» **Your task**
Write out every line of the material exactly as it appears.

━━ Data ━━

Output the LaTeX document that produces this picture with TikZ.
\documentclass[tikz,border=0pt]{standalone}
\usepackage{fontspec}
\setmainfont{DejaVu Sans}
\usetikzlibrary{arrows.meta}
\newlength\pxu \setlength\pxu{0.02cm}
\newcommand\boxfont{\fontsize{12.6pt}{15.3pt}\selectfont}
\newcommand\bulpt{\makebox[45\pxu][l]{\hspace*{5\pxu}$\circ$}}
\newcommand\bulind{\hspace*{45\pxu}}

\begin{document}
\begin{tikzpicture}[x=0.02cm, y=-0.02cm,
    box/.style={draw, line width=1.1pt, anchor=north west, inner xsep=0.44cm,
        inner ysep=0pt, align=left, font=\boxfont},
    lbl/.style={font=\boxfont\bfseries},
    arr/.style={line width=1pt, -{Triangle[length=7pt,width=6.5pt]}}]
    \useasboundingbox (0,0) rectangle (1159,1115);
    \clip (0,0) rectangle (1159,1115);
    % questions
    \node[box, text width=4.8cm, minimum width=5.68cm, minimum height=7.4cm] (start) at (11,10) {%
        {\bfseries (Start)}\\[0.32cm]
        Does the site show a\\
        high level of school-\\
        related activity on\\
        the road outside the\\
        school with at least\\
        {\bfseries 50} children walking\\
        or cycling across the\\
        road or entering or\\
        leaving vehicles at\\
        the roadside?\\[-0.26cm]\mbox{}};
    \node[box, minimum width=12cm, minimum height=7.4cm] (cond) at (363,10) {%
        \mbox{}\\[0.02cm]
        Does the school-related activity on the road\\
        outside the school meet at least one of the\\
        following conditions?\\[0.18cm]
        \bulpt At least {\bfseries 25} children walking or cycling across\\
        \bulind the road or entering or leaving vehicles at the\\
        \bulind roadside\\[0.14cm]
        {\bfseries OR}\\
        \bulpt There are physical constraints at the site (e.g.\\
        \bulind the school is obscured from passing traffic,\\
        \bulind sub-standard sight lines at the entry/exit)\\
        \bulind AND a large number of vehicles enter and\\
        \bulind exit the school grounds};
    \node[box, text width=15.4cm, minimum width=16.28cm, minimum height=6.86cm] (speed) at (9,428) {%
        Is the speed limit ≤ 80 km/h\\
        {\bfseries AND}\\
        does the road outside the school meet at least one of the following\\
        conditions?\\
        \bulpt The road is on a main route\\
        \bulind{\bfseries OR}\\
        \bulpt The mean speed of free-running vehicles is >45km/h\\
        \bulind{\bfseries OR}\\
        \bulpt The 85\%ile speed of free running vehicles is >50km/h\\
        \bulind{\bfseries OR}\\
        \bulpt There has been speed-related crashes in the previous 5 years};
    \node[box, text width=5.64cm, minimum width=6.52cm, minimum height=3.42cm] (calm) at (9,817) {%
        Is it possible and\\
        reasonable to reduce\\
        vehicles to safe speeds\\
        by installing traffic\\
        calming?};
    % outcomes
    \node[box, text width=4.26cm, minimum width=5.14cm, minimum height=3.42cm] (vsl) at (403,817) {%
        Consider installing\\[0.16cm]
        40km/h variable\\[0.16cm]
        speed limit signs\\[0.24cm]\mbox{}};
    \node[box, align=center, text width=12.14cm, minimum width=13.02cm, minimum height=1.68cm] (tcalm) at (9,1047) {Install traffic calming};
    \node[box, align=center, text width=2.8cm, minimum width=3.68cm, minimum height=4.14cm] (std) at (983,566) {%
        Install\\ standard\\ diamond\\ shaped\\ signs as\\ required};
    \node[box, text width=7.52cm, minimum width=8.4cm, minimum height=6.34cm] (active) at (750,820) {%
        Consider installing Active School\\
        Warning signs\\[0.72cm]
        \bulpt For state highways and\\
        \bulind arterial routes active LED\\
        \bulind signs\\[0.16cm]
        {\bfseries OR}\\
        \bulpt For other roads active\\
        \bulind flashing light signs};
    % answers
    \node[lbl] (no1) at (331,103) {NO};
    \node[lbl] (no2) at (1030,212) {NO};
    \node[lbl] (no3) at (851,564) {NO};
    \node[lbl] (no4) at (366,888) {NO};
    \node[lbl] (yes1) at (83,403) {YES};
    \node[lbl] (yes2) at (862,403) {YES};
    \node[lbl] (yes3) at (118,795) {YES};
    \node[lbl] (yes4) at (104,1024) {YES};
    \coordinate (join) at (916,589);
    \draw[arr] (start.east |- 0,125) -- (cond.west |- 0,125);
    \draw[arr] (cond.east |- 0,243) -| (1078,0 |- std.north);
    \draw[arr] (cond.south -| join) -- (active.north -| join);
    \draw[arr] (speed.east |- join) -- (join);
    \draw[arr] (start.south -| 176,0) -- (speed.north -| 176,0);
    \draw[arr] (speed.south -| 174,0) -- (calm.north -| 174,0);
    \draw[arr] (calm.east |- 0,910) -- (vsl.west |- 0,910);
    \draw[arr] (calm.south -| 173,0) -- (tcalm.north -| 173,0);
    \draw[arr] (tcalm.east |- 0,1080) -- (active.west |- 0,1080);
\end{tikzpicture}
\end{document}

━━━

» **Result**
Output the LaTeX document that produces this picture with TikZ.
\documentclass[tikz,border=0pt]{standalone}
\usepackage{fontspec}
\setmainfont{DejaVu Sans}
\usetikzlibrary{arrows.meta}
\newlength\pxu \setlength\pxu{0.02cm}
\newcommand\boxfont{\fontsize{12.6pt}{15.3pt}\selectfont}
\newcommand\bulpt{\makebox[45\pxu][l]{\hspace*{5\pxu}$\circ$}}
\newcommand\bulind{\hspace*{45\pxu}}

\begin{document}
\begin{tikzpicture}[x=0.02cm, y=-0.02cm,
    box/.style={draw, line width=1.1pt, anchor=north west, inner xsep=0.44cm,
        inner ysep=0pt, align=left, font=\boxfont},
    lbl/.style={font=\boxfont\bfseries},
    arr/.style={line width=1pt, -{Triangle[length=7pt,width=6.5pt]}}]
    \useasboundingbox (0,0) rectangle (1159,1115);
    \clip (0,0) rectangle (1159,1115);
    % questions
    \node[box, text width=4.8cm, minimum width=5.68cm, minimum height=7.4cm] (start) at (11,10) {%
        {\bfseries (Start)}\\[0.32cm]
        Does the site show a\\
        high level of school-\\
        related activity on\\
        the road outside the\\
        school with at least\\
        {\bfseries 50} children walking\\
        or cycling across the\\
        road or entering or\\
        leaving vehicles at\\
        the roadside?\\[-0.26cm]\mbox{}};
    \node[box, minimum width=12cm, minimum height=7.4cm] (cond) at (363,10) {%
        \mbox{}\\[0.02cm]
        Does the school-related activity on the road\\
        outside the school meet at least one of the\\
        following conditions?\\[0.18cm]
        \bulpt At least {\bfseries 25} children walking or cycling across\\
        \bulind the road or entering or leaving vehicles at the\\
        \bulind roadside\\[0.14cm]
        {\bfseries OR}\\
        \bulpt There are physical constraints at the site (e.g.\\
        \bulind the school is obscured from passing traffic,\\
        \bulind sub-standard sight lines at the entry/exit)\\
        \bulind AND a large number of vehicles enter and\\
        \bulind exit the school grounds};
    \node[box, text width=15.4cm, minimum width=16.28cm, minimum height=6.86cm] (speed) at (9,428) {%
        Is the speed limit ≤ 80 km/h\\
        {\bfseries AND}\\
        does the road outside the school meet at least one of the following\\
        conditions?\\
        \bulpt The road is on a main route\\
        \bulind{\bfseries OR}\\
        \bulpt The mean speed of free-running vehicles is >45km/h\\
        \bulind{\bfseries OR}\\
        \bulpt The 85\%ile speed of free running vehicles is >50km/h\\
        \bulind{\bfseries OR}\\
        \bulpt There has been speed-related crashes in the previous 5 years};
    \node[box, text width=5.64cm, minimum width=6.52cm, minimum height=3.42cm] (calm) at (9,817) {%
        Is it possible and\\
        reasonable to reduce\\
        vehicles to safe speeds\\
        by installing traffic\\
        calming?};
    % outcomes
    \node[box, text width=4.26cm, minimum width=5.14cm, minimum height=3.42cm] (vsl) at (403,817) {%
        Consider installing\\[0.16cm]
        40km/h variable\\[0.16cm]
        speed limit signs\\[0.24cm]\mbox{}};
    \node[box, align=center, text width=12.14cm, minimum width=13.02cm, minimum height=1.68cm] (tcalm) at (9,1047) {Install traffic calming};
    \node[box, align=center, text width=2.8cm, minimum width=3.68cm, minimum height=4.14cm] (std) at (983,566) {%
        Install\\ standard\\ diamond\\ shaped\\ signs as\\ required};
    \node[box, text width=7.52cm, minimum width=8.4cm, minimum height=6.34cm] (active) at (750,820) {%
        Consider installing Active School\\
        Warning signs\\[0.72cm]
        \bulpt For state highways and\\
        \bulind arterial routes active LED\\
        \bulind signs\\[0.16cm]
        {\bfseries OR}\\
        \bulpt For other roads active\\
        \bulind flashing light signs};
    % answers
    \node[lbl] (no1) at (331,103) {NO};
    \node[lbl] (no2) at (1030,212) {NO};
    \node[lbl] (no3) at (851,564) {NO};
    \node[lbl] (no4) at (366,888) {NO};
    \node[lbl] (yes1) at (83,403) {YES};
    \node[lbl] (yes2) at (862,403) {YES};
    \node[lbl] (yes3) at (118,795) {YES};
    \node[lbl] (yes4) at (104,1024) {YES};
    \coordinate (join) at (916,589);
    \draw[arr] (start.east |- 0,125) -- (cond.west |- 0,125);
    \draw[arr] (cond.east |- 0,243) -| (1078,0 |- std.north);
    \draw[arr] (cond.south -| join) -- (active.north -| join);
    \draw[arr] (speed.east |- join) -- (join);
    \draw[arr] (start.south -| 176,0) -- (speed.north -| 176,0);
    \draw[arr] (speed.south -| 174,0) -- (calm.north -| 174,0);
    \draw[arr] (calm.east |- 0,910) -- (vsl.west |- 0,910);
    \draw[arr] (calm.south -| 173,0) -- (tcalm.north -| 173,0);
    \draw[arr] (tcalm.east |- 0,1080) -- (active.west |- 0,1080);
\end{tikzpicture}
\end{document}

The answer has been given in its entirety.